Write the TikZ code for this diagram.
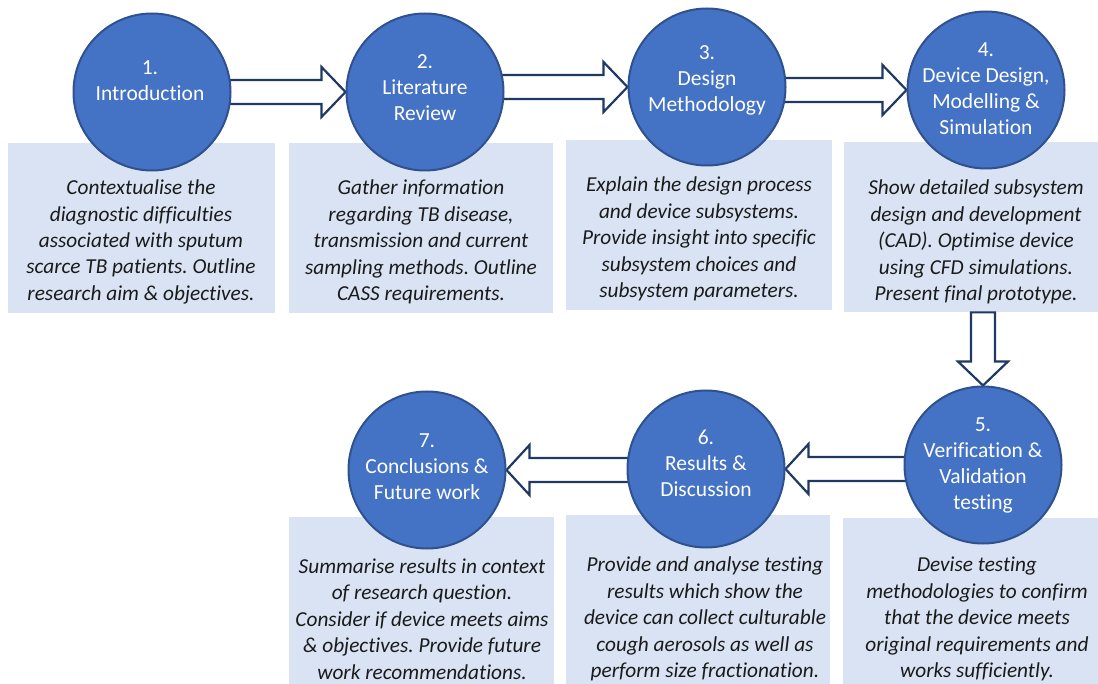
\documentclass[tikz,border=0pt]{standalone}
\usepackage{fontspec}
\setmainfont{Carlito}[Ligatures=NoCommon]
\usetikzlibrary{calc}
\definecolor{cfill}{HTML}{4472C4}
\definecolor{cedge}{HTML}{2F528F}
\definecolor{bfill}{HTML}{DAE3F3}
\definecolor{aedge}{HTML}{1F3864}
\definecolor{tcol}{HTML}{1A1A1A}
\frenchspacing
\begin{document}
\begin{tikzpicture}[x=1pt,y=-1pt,
 stage/.style={circle,draw=cedge,fill=cfill,line width=2pt,minimum size=157pt,inner sep=0pt},
 stagetext/.style={text=white,align=center,font=\fontsize{21.5}{26}\selectfont,inner sep=0pt},
 infobox/.style={fill=bfill,inner sep=0pt,anchor=north west},
 infotext/.style={text=tcol,align=center,font=\fontsize{21.3}{26.4}\selectfont\itshape,inner sep=0pt},
 barrow/.style={draw=aedge,fill=white,line width=2.2pt,line join=miter}]
\useasboundingbox (0,0) rectangle (1098,684);

% info boxes
\node[infobox,minimum width=267pt,minimum height=170pt] (b1) at (8,143) {};
\node[infobox,minimum width=264pt,minimum height=170pt] (b2) at (289,143) {};
\node[infobox,minimum width=266pt,minimum height=170pt] (b3) at (566,140) {};
\node[infobox,minimum width=254pt,minimum height=170pt] (b4) at (844,142) {};
\node[infobox,minimum width=265pt,minimum height=167pt] (b7) at (289,517) {};
\node[infobox,minimum width=264pt,minimum height=169pt] (b6) at (566,515) {};
\node[infobox,minimum width=255pt,minimum height=166pt] (b5) at (843,518) {};

% circle positions (circles drawn later, over the arrows)
\path (152,92) coordinate (p1) (425,92) coordinate (p2) (707,87) coordinate (p3)
      (986,90) coordinate (p4) (983,465) coordinate (p5) (706,469) coordinate (p6)
      (427,470) coordinate (p7);
\path node[stage,draw=none,fill=none] (g2) at (p2) {}
  node[stage,draw=none,fill=none] (g3) at (p3) {}
  node[stage,draw=none,fill=none] (g4) at (p4) {}
  node[stage,draw=none,fill=none] (g5) at (p5) {}
  node[stage,draw=none,fill=none] (g6) at (p6) {}
  node[stage,draw=none,fill=none] (g7) at (p7) {};

% right-pointing block arrows
\foreach \a/\b in {p1/g2,p2/g3,p3/g4}{
  \coordinate (s) at (\a |- \b.west);
  \draw[barrow] ($(s)+(0,-12)$) -- ($(\b.west)+(-24,-12)$) -- ($(\b.west)+(-24,-25)$)
     -- (\b.west) -- ($(\b.west)+(-24,25)$) -- ($(\b.west)+(-24,12)$) -- ($(s)+(0,12)$);
}
% left-pointing block arrows
\foreach \a/\b in {p5/g6,p6/g7}{
  \coordinate (s) at (\a |- \b.east);
  \draw[barrow] ($(s)+(0,-12)$) -- ($(\b.east)+(23,-12)$) -- ($(\b.east)+(23,-25)$)
     -- (\b.east) -- ($(\b.east)+(23,25)$) -- ($(\b.east)+(23,12)$) -- ($(s)+(0,12)$);
}
% down arrow
\coordinate (d0) at (g5.north |- b4.south);
\draw[barrow] ($(d0)+(-12,0)$) -- ($(g5.north)+(-12,-24)$) -- ($(g5.north)+(-25,-24)$)
   -- (g5.north) -- ($(g5.north)+(25,-24)$) -- ($(g5.north)+(12,-24)$) -- ($(d0)+(12,0)$) -- cycle;

% circles
\node[stage] (c1) at (p1) {};
\node[stage] (c2) at (p2) {};
\node[stage] (c3) at (p3) {};
\node[stage] (c4) at (p4) {};
\node[stage] (c5) at (p5) {};
\node[stage] (c6) at (p6) {};
\node[stage] (c7) at (p7) {};

% circle texts
\node[stagetext] (t1) at (150,81) {1.\\Introduction};
\node[stagetext] (t2) at (425,88) {2.\\Literature\\Review};
\node[stagetext] (t3) at (707,80) {3.\\Design\\Methodology};
\node[stagetext] (t4) at (986,89) {4.\\Device Design,\\Modelling \&\\Simulation};
\node[stagetext] (t5) at (983,465) {5.\\Verification \&\\Validation\\testing};
\node[stagetext] (t6) at (706,463) {6.\\Results \&\\Discussion};
\node[stagetext] (t7) at (427,467) {7.\\Conclusions \&\\Future work};

% box texts
\node[infotext] (x1) at (141,242) {Contextualise the\\diagnostic difficulties\\associated with sputum\\scarce TB patients. Outline\\research aim \& objectives.};
\node[infotext] (x2) at (421,242) {Gather information\\regarding TB disease,\\transmission and current\\sampling methods. Outline\\CASS requirements.};
\node[infotext] (x3) at (699,239) {Explain the design process\\and device subsystems.\\Provide insight into specific\\subsystem choices and\\subsystem parameters.};
\node[infotext] (x4) at (976,242) {Show detailed subsystem\\design and development\\(CAD). Optimise device\\using CFD simulations.\\Present final prototype.};
\node[infotext] (x7) at (422,619) {Summarise results in context\\of research question.\\Consider if device meets aims\\\& objectives. Provide future\\work recommendations.};
\node[infotext] (x6) at (705,619) {Provide and analyse testing\\results which show the\\device can collect culturable\\cough aerosols as well as\\perform size fractionation.};
\node[infotext] (x5) at (977,619) {Devise testing\\methodologies to confirm\\that the device meets\\original requirements and\\works sufficiently.};
\end{tikzpicture}
\end{document}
******************************
• **Problem to solve**
Return only the lines from the start of the data through the line that contains "width=255pt,minimum height=166pt] (b5)", please, copying them exactly and omitting all pictures.

• **Worked answer**
Write the TikZ code for this diagram.
\documentclass[tikz,border=0pt]{standalone}
\usepackage{fontspec}
\setmainfont{Carlito}[Ligatures=NoCommon]
\usetikzlibrary{calc}
\definecolor{cfill}{HTML}{4472C4}
\definecolor{cedge}{HTML}{2F528F}
\definecolor{bfill}{HTML}{DAE3F3}
\definecolor{aedge}{HTML}{1F3864}
\definecolor{tcol}{HTML}{1A1A1A}
\frenchspacing
\begin{document}
\begin{tikzpicture}[x=1pt,y=-1pt,
 stage/.style={circle,draw=cedge,fill=cfill,line width=2pt,minimum size=157pt,inner sep=0pt},
 stagetext/.style={text=white,align=center,font=\fontsize{21.5}{26}\selectfont,inner sep=0pt},
 infobox/.style={fill=bfill,inner sep=0pt,anchor=north west},
 infotext/.style={text=tcol,align=center,font=\fontsize{21.3}{26.4}\selectfont\itshape,inner sep=0pt},
 barrow/.style={draw=aedge,fill=white,line width=2.2pt,line join=miter}]
\useasboundingbox (0,0) rectangle (1098,684);

% info boxes
\node[infobox,minimum width=267pt,minimum height=170pt] (b1) at (8,143) {};
\node[infobox,minimum width=264pt,minimum height=170pt] (b2) at (289,143) {};
\node[infobox,minimum width=266pt,minimum height=170pt] (b3) at (566,140) {};
\node[infobox,minimum width=254pt,minimum height=170pt] (b4) at (844,142) {};
\node[infobox,minimum width=265pt,minimum height=167pt] (b7) at (289,517) {};
\node[infobox,minimum width=264pt,minimum height=169pt] (b6) at (566,515) {};
\node[infobox,minimum width=255pt,minimum height=166pt] (b5) at (843,518) {};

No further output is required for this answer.